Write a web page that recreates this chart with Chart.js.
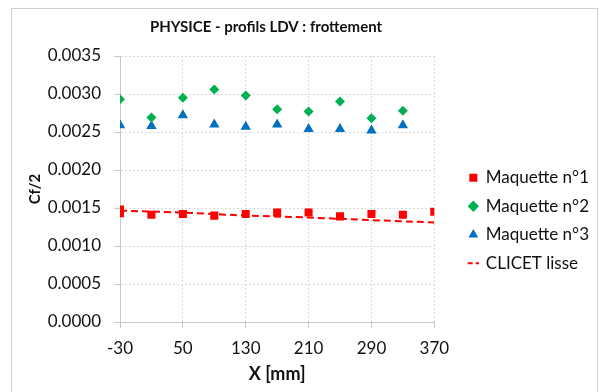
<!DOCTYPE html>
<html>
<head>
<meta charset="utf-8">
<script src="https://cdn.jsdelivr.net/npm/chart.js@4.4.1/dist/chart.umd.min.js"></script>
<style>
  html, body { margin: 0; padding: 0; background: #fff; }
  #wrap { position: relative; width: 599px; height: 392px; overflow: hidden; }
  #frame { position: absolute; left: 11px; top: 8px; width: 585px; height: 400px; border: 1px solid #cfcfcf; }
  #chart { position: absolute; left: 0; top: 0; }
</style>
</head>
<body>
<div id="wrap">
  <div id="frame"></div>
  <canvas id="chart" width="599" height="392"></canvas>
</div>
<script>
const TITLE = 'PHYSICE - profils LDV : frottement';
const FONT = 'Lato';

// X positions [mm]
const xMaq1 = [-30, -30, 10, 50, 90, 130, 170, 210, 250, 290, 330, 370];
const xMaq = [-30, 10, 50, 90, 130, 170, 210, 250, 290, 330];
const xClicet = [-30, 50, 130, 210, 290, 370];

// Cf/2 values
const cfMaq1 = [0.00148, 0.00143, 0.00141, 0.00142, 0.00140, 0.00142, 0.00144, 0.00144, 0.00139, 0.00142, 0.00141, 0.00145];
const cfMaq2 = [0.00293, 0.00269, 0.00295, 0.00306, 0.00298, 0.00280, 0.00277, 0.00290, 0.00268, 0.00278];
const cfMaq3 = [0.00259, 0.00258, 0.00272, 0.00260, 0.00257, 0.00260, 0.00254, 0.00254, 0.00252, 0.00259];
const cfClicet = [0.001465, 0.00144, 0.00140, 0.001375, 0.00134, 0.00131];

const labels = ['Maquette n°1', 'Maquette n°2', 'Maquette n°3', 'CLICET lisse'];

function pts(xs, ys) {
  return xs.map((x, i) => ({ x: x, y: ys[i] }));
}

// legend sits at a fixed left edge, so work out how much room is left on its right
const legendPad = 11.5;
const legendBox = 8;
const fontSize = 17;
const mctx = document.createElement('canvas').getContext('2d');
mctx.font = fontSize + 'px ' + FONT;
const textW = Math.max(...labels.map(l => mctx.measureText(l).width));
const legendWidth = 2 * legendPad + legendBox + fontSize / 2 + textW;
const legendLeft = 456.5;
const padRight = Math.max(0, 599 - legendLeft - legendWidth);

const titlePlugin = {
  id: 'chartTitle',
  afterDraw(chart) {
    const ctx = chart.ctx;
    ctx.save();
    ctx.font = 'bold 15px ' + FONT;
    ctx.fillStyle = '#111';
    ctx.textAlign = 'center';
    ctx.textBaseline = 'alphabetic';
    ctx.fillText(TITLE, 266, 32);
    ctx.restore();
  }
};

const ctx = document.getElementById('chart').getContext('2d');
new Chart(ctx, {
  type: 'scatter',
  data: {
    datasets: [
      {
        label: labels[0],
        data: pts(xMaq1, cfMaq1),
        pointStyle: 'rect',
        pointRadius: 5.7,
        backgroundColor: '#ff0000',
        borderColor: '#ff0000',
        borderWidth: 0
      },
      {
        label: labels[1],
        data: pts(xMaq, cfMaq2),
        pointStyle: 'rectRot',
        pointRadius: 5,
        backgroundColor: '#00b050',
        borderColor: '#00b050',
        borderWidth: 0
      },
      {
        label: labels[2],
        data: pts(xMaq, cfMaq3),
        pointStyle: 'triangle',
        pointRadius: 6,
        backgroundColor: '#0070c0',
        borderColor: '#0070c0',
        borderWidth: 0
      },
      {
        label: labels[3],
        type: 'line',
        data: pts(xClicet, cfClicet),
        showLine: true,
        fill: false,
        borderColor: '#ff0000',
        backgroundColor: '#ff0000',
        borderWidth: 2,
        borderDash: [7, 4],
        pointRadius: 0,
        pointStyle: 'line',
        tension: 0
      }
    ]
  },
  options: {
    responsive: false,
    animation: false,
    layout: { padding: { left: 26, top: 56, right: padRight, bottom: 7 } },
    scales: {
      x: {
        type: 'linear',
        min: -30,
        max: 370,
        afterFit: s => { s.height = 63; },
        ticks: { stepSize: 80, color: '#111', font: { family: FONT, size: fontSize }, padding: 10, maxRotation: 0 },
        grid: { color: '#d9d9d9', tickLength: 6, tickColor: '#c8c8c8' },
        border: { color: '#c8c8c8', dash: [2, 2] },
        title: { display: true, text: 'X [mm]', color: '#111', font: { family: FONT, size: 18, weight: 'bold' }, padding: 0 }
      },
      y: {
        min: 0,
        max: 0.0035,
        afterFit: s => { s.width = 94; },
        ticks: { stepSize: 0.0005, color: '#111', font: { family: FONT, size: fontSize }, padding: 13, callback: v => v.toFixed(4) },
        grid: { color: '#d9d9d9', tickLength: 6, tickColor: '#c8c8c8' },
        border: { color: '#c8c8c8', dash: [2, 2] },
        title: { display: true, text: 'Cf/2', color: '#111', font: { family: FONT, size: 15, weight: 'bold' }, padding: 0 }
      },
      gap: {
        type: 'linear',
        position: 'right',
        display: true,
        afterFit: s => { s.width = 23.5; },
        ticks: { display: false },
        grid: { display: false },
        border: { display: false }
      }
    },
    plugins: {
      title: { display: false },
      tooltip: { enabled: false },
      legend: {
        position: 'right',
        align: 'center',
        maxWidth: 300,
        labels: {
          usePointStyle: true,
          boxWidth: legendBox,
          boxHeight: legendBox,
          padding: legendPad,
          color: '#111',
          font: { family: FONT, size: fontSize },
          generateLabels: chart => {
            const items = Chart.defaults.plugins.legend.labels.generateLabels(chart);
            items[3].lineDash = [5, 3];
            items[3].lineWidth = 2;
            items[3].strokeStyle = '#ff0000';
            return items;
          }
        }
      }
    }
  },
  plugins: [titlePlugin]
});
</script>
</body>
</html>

DESCRIPTION OF THE TASK: Reproduce the listing above exactly, excluding all pictures.

REPLY TO THE EXERCISE:
Write a web page that recreates this chart with Chart.js.
<!DOCTYPE html>
<html>
<head>
<meta charset="utf-8">
<script src="https://cdn.jsdelivr.net/npm/chart.js@4.4.1/dist/chart.umd.min.js"></script>
<style>
  html, body { margin: 0; padding: 0; background: #fff; }
  #wrap { position: relative; width: 599px; height: 392px; overflow: hidden; }
  #frame { position: absolute; left: 11px; top: 8px; width: 585px; height: 400px; border: 1px solid #cfcfcf; }
  #chart { position: absolute; left: 0; top: 0; }
</style>
</head>
<body>
<div id="wrap">
  <div id="frame"></div>
  <canvas id="chart" width="599" height="392"></canvas>
</div>
<script>
const TITLE = 'PHYSICE - profils LDV : frottement';
const FONT = 'Lato';

// X positions [mm]
const xMaq1 = [-30, -30, 10, 50, 90, 130, 170, 210, 250, 290, 330, 370];
const xMaq = [-30, 10, 50, 90, 130, 170, 210, 250, 290, 330];
const xClicet = [-30, 50, 130, 210, 290, 370];

// Cf/2 values
const cfMaq1 = [0.00148, 0.00143, 0.00141, 0.00142, 0.00140, 0.00142, 0.00144, 0.00144, 0.00139, 0.00142, 0.00141, 0.00145];
const cfMaq2 = [0.00293, 0.00269, 0.00295, 0.00306, 0.00298, 0.00280, 0.00277, 0.00290, 0.00268, 0.00278];
const cfMaq3 = [0.00259, 0.00258, 0.00272, 0.00260, 0.00257, 0.00260, 0.00254, 0.00254, 0.00252, 0.00259];
const cfClicet = [0.001465, 0.00144, 0.00140, 0.001375, 0.00134, 0.00131];

const labels = ['Maquette n°1', 'Maquette n°2', 'Maquette n°3', 'CLICET lisse'];

function pts(xs, ys) {
  return xs.map((x, i) => ({ x: x, y: ys[i] }));
}

// legend sits at a fixed left edge, so work out how much room is left on its right
const legendPad = 11.5;
const legendBox = 8;
const fontSize = 17;
const mctx = document.createElement('canvas').getContext('2d');
mctx.font = fontSize + 'px ' + FONT;
const textW = Math.max(...labels.map(l => mctx.measureText(l).width));
const legendWidth = 2 * legendPad + legendBox + fontSize / 2 + textW;
const legendLeft = 456.5;
const padRight = Math.max(0, 599 - legendLeft - legendWidth);

const titlePlugin = {
  id: 'chartTitle',
  afterDraw(chart) {
    const ctx = chart.ctx;
    ctx.save();
    ctx.font = 'bold 15px ' + FONT;
    ctx.fillStyle = '#111';
    ctx.textAlign = 'center';
    ctx.textBaseline = 'alphabetic';
    ctx.fillText(TITLE, 266, 32);
    ctx.restore();
  }
};

const ctx = document.getElementById('chart').getContext('2d');
new Chart(ctx, {
  type: 'scatter',
  data: {
    datasets: [
      {
        label: labels[0],
        data: pts(xMaq1, cfMaq1),
        pointStyle: 'rect',
        pointRadius: 5.7,
        backgroundColor: '#ff0000',
        borderColor: '#ff0000',
        borderWidth: 0
      },
      {
        label: labels[1],
        data: pts(xMaq, cfMaq2),
        pointStyle: 'rectRot',
        pointRadius: 5,
        backgroundColor: '#00b050',
        borderColor: '#00b050',
        borderWidth: 0
      },
      {
        label: labels[2],
        data: pts(xMaq, cfMaq3),
        pointStyle: 'triangle',
        pointRadius: 6,
        backgroundColor: '#0070c0',
        borderColor: '#0070c0',
        borderWidth: 0
      },
      {
        label: labels[3],
        type: 'line',
        data: pts(xClicet, cfClicet),
        showLine: true,
        fill: false,
        borderColor: '#ff0000',
        backgroundColor: '#ff0000',
        borderWidth: 2,
        borderDash: [7, 4],
        pointRadius: 0,
        pointStyle: 'line',
        tension: 0
      }
    ]
  },
  options: {
    responsive: false,
    animation: false,
    layout: { padding: { left: 26, top: 56, right: padRight, bottom: 7 } },
    scales: {
      x: {
        type: 'linear',
        min: -30,
        max: 370,
        afterFit: s => { s.height = 63; },
        ticks: { stepSize: 80, color: '#111', font: { family: FONT, size: fontSize }, padding: 10, maxRotation: 0 },
        grid: { color: '#d9d9d9', tickLength: 6, tickColor: '#c8c8c8' },
        border: { color: '#c8c8c8', dash: [2, 2] },
        title: { display: true, text: 'X [mm]', color: '#111', font: { family: FONT, size: 18, weight: 'bold' }, padding: 0 }
      },
      y: {
        min: 0,
        max: 0.0035,
        afterFit: s => { s.width = 94; },
        ticks: { stepSize: 0.0005, color: '#111', font: { family: FONT, size: fontSize }, padding: 13, callback: v => v.toFixed(4) },
        grid: { color: '#d9d9d9', tickLength: 6, tickColor: '#c8c8c8' },
        border: { color: '#c8c8c8', dash: [2, 2] },
        title: { display: true, text: 'Cf/2', color: '#111', font: { family: FONT, size: 15, weight: 'bold' }, padding: 0 }
      },
      gap: {
        type: 'linear',
        position: 'right',
        display: true,
        afterFit: s => { s.width = 23.5; },
        ticks: { display: false },
        grid: { display: false },
        border: { display: false }
      }
    },
    plugins: {
      title: { display: false },
      tooltip: { enabled: false },
      legend: {
        position: 'right',
        align: 'center',
        maxWidth: 300,
        labels: {
          usePointStyle: true,
          boxWidth: legendBox,
          boxHeight: legendBox,
          padding: legendPad,
          color: '#111',
          font: { family: FONT, size: fontSize },
          generateLabels: chart => {
            const items = Chart.defaults.plugins.legend.labels.generateLabels(chart);
            items[3].lineDash = [5, 3];
            items[3].lineWidth = 2;
            items[3].strokeStyle = '#ff0000';
            return items;
          }
        }
      }
    }
  },
  plugins: [titlePlugin]
});
</script>
</body>
</html>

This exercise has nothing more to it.